Feature | Portfolio Value | Net Asset Value (NAV) |
---|---|---|
Scope | Total current market worth of all assets within a specific individual or institutional portfolio. | Per-share value of a mutual fund or ETF, representing its total assets minus its liabilities, divided by the number of outstanding shares. |
Calculation Basis | Sum of current market prices of individual holdings. | (Total Assets - Total Liabilities) / Total Shares Outstanding. |
Application | Used by individual investors to track personal wealth, performance. | Primarily used for pooled investment vehicles (mutual funds, ETFs) to price shares for daily transactions. |
Frequency | Can be calculated continuously or at any desired interval. | Typically calculated once daily, at the end of the trading day. |
Liabilities | Usually refers to gross asset value; liabilities are generally not netted out unless explicitly stated as "net portfolio value." | Always nets out all liabilities from assets. |
In essence, portfolio value is a broader term applicable to any collection of investments, whether held by an individual, a family office, or an institution. NAV, on the other hand, is a specific calculation for unitized investment funds, representing the value behind each share of that fund.
FAQs
How often should I check my portfolio value?

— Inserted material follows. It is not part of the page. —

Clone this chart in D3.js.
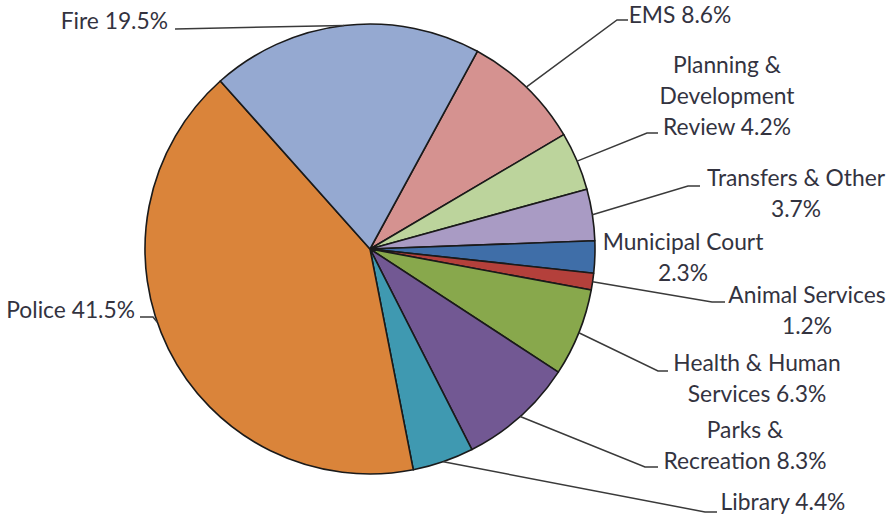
<!DOCTYPE html>
<html><head><meta charset="utf-8">
<script src="https://cdn.jsdelivr.net/npm/d3@7"></script>
<style>html,body{margin:0;padding:0;background:#fff;}svg{display:block;}</style>
</head><body>
<svg id="chart" width="888" height="518"></svg>
<script>
const categories = ["EMS","Planning & Development Review","Transfers & Other","Municipal Court","Animal Services","Health & Human Services","Parks & Recreation","Library","Police","Fire"];
const values = [8.6,4.2,3.7,2.3,1.2,6.3,8.3,4.4,41.5,19.5];
const colors = ["#D59290","#BCD49C","#A99BC4","#3F6EA8","#B4403B","#88A84C","#725893","#3F99B1","#DA843A","#95A9D1"];
const labelLines = [["EMS"],["Planning &","Development","Review"],["Transfers & Other",""],["Municipal Court",""],["Animal Services",""],["Health & Human","Services"],["Parks &","Recreation"],["Library"],["Police"],["Fire"]];

// layout (positions only)
const cx = 370, cy = 249, R = 225, startDeg = 28.5;
const labelPos = [
  {x:680,y:15,anchor:"middle",lead:[[628,20],[617,20]]},
  {x:727,y:65,anchor:"middle",lead:[[658,133],[647,133]]},
  {x:796,y:178,anchor:"middle",lead:[[700,186],[688,186]]},
  {x:683,y:242,anchor:"middle",lead:null},
  {x:807,y:295,anchor:"middle",lead:[[725,302],[712,302]]},
  {x:757,y:363,anchor:"middle",lead:[[668,371],[658,371]]},
  {x:745,y:430,anchor:"middle",lead:[[658,467],[645,467]]},
  {x:783,y:502,anchor:"middle",lead:[[717,512],[705,512]]},
  {x:135,y:310,anchor:"end",lead:[[140,317],[153,317]],angle:251},
  {x:168,y:21,anchor:"end",lead:[[175,29]]}
];
const lineH = 31;

const svg = d3.select("#chart");
const g = svg.append("g").attr("transform",`translate(${cx},${cy})`);
const a0 = startDeg*Math.PI/180;
const pie = d3.pie().sort(null).value(d=>d).startAngle(a0).endAngle(a0+2*Math.PI);
const arcs = pie(values);
const arc = d3.arc().innerRadius(0).outerRadius(R);
const edge = d3.arc().innerRadius(R).outerRadius(R);

g.selectAll("path.slice").data(arcs).enter().append("path")
  .attr("class","slice").attr("d",arc)
  .attr("fill",(d,i)=>colors[i])
  .attr("stroke","#1a1a1a").attr("stroke-width",1.6).attr("stroke-linejoin","round");

// leader lines
arcs.forEach((d,i)=>{
  const p = labelPos[i];
  if(!p.lead) return;
  let end;
  if(p.angle!==undefined){
    const t = p.angle*Math.PI/180;
    end = [cx + R*Math.sin(t), cy - R*Math.cos(t)];
  } else {
    const c = edge.centroid(d);
    end = [cx + c[0], cy + c[1]];
  }
  const pts = p.lead.concat([end]);
  svg.append("path").attr("d",d3.line()(pts))
    .attr("fill","none").attr("stroke","#3a3a3a").attr("stroke-width",1.5);
});

// labels
categories.forEach((c,i)=>{
  const p = labelPos[i];
  const lines = labelLines[i].slice();
  const last = lines.length-1;
  lines[last] = lines[last] + (lines[last]==="" ? "" : " ") + values[i].toFixed(1) + "%";
  const t = svg.append("text")
    .attr("text-anchor",p.anchor)
    .attr("font-family","Lato, 'Open Sans', sans-serif")
    .attr("font-size",22.8)
    .attr("fill","#33333f");
  lines.forEach((ln,k)=>{
    t.append("tspan").attr("x",p.x).attr("y",p.y + k*lineH).attr("dy","0.35em").text(ln);
  });
});
</script>
</body></html>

The frequency for checking your portfolio value depends on your investment goals and temperament. For long-term investors focused on diversification and passive strategies, checking monthly or quarterly may suffice. Active traders or those with short-term goals might monitor it more frequently. Excessive daily checking can lead to emotional decisions based on short-term market fluctuations rather than long-term strategy.
Does portfolio value include cash?
Yes, portfolio value typically includes any cash or cash equivalents held within the investment account, as cash is considered an asset available for investment or withdrawal.
Why is my portfolio value different from my initial investment?
Your portfolio value will likely differ from your initial investment due to several factors, including gains or losses from the performance of your securities, any additional contributions you've made, and any withdrawals you've taken. It reflects the current worth of your holdings, not just the money you initially put in.
Can portfolio value be negative?
No, portfolio value itself cannot be negative, as it represents the sum of the positive market values of your assets. However, your return on investment could be negative if the current portfolio value is less than the total amount of capital you have invested over time.